Anti toddler-hoon legislation claims its first scalp

I saw the latest Hyundai ad last night and quite liked it. This morning, reading the paper over my Weeties, I find out my pleasure will be no more.

AUSTRALIA’S advertising watchdog has yanked a television ad for a car off the air after viewers voiced fears that it might encourage toddlers to jump behind the wheel of the family car.

The Advertising Standards Bureau yesterday told Hyundai to pull its “Next Generation” ad, which shows a toddler getting behind the wheel of a Santa Fe four-wheel-drive, putting on a seatbelt and picking up another child hitchhiking along the road.

The board said it had received more than 80 complaints about the ad. Several weeks ago, Hyundai had voluntarily moved it to a later time slot to appease viewers concerned about its effect on young children.

But the bureau said the ad did not comply with the code that governs vehicle advertising.

“The board certainly acknowledged that the notion of a toddler driving a car was unrealistic and fanciful, but under the (code of practice), fantasy cannot be used when it contradicts, circumvents or undermines the code,” bureau chief executive Mark Jeanes said. “Many of the complaints were from parents concerned that the advertisement would encourage copy-cat behaviour in young children and might lead to accidents.”

Hyundai spokesman Richard Power said yesterday that the company was disappointed with the ruling, but it would “not query the referee’s decision”.

“Hyundai maintains the ad is patently aimed at adults and its blatant fantasy is the foil for the literal liberties taken in the driving sequences,” he said.

The Age

So sit your under-5s here to let them absorb the message the wowsers don’t want them to hear.

5 Comments

  1. catbrain says:

    Playing that ad in the office earlier today provoked a bit of discussion…

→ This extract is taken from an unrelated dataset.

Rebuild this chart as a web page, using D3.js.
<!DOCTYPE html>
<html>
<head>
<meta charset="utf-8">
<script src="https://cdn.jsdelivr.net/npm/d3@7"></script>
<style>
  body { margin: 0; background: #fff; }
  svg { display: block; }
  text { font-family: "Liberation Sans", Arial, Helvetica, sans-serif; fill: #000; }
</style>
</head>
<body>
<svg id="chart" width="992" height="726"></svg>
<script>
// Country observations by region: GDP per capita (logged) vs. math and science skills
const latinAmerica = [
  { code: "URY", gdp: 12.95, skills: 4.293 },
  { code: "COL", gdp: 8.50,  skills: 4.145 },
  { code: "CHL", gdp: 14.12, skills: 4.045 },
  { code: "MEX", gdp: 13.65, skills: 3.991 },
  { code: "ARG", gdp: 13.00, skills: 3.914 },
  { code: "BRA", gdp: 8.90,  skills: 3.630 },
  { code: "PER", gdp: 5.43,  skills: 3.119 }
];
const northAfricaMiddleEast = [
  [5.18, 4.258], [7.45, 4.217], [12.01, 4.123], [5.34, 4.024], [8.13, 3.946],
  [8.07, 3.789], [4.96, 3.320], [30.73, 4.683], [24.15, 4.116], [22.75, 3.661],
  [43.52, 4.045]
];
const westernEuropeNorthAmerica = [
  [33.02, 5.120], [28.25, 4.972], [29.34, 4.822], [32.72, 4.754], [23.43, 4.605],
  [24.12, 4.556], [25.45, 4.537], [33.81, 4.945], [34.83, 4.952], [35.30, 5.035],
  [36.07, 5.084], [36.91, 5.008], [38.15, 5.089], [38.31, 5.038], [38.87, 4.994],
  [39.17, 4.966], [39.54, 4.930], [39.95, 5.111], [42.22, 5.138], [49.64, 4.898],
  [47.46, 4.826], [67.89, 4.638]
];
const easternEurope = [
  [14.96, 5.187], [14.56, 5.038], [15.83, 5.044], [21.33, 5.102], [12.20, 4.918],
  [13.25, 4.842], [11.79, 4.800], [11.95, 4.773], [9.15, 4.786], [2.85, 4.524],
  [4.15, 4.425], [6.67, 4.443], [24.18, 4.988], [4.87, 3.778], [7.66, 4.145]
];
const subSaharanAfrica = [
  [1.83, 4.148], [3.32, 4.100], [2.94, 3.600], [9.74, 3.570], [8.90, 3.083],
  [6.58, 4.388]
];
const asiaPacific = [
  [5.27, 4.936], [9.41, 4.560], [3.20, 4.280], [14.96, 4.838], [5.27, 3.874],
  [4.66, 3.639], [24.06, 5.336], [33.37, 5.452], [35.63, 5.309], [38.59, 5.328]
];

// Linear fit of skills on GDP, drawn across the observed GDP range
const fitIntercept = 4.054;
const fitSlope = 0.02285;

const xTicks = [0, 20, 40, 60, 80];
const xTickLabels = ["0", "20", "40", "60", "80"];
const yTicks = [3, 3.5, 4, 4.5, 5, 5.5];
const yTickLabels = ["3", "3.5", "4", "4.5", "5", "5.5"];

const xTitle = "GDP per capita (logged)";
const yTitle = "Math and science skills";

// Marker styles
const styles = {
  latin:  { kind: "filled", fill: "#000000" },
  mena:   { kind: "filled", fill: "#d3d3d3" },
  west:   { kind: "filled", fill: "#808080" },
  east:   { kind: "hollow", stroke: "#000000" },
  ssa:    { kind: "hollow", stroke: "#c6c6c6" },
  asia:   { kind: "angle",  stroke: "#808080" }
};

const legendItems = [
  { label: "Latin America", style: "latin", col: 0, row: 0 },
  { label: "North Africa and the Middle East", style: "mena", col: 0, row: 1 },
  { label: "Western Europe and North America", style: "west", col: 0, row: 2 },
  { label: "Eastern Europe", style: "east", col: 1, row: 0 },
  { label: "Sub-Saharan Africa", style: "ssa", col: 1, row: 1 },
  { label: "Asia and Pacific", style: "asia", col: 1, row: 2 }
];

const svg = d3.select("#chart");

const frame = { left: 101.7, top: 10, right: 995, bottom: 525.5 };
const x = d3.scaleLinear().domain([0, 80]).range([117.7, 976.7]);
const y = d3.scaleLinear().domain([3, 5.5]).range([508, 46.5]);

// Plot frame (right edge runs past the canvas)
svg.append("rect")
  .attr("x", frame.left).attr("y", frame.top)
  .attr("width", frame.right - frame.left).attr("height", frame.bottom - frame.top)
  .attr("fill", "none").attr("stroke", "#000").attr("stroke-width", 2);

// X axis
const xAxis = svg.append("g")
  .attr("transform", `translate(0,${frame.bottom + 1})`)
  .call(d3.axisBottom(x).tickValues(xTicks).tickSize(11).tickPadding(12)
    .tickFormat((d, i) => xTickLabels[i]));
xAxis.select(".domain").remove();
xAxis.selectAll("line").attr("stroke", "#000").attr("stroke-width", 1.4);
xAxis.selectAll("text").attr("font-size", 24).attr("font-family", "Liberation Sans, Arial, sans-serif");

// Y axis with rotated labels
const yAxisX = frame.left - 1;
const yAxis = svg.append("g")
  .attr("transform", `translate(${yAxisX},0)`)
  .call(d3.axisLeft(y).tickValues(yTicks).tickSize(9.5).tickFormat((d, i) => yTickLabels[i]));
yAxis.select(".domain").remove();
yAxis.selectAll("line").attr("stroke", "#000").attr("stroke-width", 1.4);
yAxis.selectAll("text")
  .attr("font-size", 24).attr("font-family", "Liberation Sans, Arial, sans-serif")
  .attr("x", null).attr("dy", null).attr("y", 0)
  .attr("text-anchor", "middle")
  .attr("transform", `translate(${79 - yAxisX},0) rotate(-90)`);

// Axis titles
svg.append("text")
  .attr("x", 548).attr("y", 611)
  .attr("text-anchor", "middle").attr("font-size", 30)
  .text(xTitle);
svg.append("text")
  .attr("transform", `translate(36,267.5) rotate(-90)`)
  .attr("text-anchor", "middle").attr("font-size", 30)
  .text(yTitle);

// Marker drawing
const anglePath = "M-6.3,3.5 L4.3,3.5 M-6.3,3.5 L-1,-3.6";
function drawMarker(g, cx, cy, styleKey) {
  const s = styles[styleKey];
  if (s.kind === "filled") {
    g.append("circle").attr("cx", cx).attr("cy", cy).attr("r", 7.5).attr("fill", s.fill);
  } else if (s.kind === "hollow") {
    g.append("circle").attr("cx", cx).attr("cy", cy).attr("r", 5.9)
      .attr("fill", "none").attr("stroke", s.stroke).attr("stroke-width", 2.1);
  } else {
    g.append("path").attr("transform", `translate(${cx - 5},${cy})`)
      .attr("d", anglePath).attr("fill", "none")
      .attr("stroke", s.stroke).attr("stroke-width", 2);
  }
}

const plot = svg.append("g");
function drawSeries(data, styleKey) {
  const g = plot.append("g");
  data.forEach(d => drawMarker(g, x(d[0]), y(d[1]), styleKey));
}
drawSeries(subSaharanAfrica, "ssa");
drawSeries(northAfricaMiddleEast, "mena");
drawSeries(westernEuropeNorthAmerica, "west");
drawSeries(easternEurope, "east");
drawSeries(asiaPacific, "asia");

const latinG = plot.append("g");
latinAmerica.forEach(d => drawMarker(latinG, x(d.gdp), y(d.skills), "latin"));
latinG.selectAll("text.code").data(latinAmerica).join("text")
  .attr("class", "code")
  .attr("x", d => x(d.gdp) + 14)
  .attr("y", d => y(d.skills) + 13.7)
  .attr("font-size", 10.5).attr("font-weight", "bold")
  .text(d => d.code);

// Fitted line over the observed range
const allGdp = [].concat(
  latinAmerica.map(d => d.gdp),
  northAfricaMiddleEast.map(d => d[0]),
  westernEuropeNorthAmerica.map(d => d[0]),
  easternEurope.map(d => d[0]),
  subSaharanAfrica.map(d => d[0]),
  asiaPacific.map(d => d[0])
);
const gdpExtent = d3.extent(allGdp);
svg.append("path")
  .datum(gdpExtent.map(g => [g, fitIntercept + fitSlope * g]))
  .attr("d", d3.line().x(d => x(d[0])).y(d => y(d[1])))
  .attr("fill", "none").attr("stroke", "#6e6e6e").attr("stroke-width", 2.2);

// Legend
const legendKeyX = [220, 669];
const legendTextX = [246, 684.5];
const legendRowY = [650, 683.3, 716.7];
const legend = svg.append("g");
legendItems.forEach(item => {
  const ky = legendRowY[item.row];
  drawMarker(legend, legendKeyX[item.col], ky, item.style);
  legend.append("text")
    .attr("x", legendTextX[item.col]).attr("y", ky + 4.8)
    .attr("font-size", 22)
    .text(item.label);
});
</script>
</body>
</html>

    * The editing and CGI makes it a bit too “real”;
    * The biggest concern was the kid climbing out of the cot at the start, particularly one mother who said she’s certain her child would immediately try to imitate it if he saw it; and
    * Just because little kids “should” be in bed by 8.30pm doesn’t necessarily mean that they are, for whatever reason.

    Can we lobby to have those god-awful APIA ads banned too?!

  2. Little kids are climbing out of cots everywhere as soon as they can. Generally, friends of mine who have gone through that stage take it as an indication that it’s time they move into a big-boy/girl bed.

    I don’t think there’s that much CGI in there – apart from the obvious surfing bits and sitting up on the bonnet at the end.

    Other criticism I’ve heard over the day is that kids that are a little older will get ideas from the ad – say 10 year olds.

    It’s a little nanny-state-ish though – because parents don’t take responsibility for what their kids watch nobody’s allowed to see it. I find this ad much less offensive than some of the SUV ads that went to air during the superbowl with the great big tank of a 4×4 driving up a big metal see-saw and skidding to a stop millimetres from a gorge with a drop of hundreds of metres.

    There’s a general nanny-state movement in this country at the moment, such as with the proposal that all of the Australian internet be filtered of any porn, which will have a massive effect on the speed of internet on all sites all over the country.

    I’m not outraged by the censorship of the ad – it’s just an ad – but it’s symbolic of trends in many aspects of life in this country.

  3. [rant]
    Jesus that shits me. I spend 90% of my time teaching telling people that the “effects” model is crap. That hey have to go beyond the idea of monkey see monkey do. And STILL this crap keeps rearing its ugly head.
    [/rant]

  4. I’d like to hear more about the ‘effects’ model (although this is perhaps not the time or place – maybe I can enrole in one of your classes). Just knowing from Fry who is one and a half is pretty much all monkey see monkey do at this point.

    But obviously he would never take off in the car and banning this ad is absolutely ridiculous.

  5. I agree: ridiculous. Has there been a rash of toddlers driving cars and surfing recently? Kids watch all kinds of fanciful/fantasy stuff on TV. If some TV character flies, hordes of small children aren’t going to suddenly jump off the garage roof – particularly if they have no way of getting up there in the first place.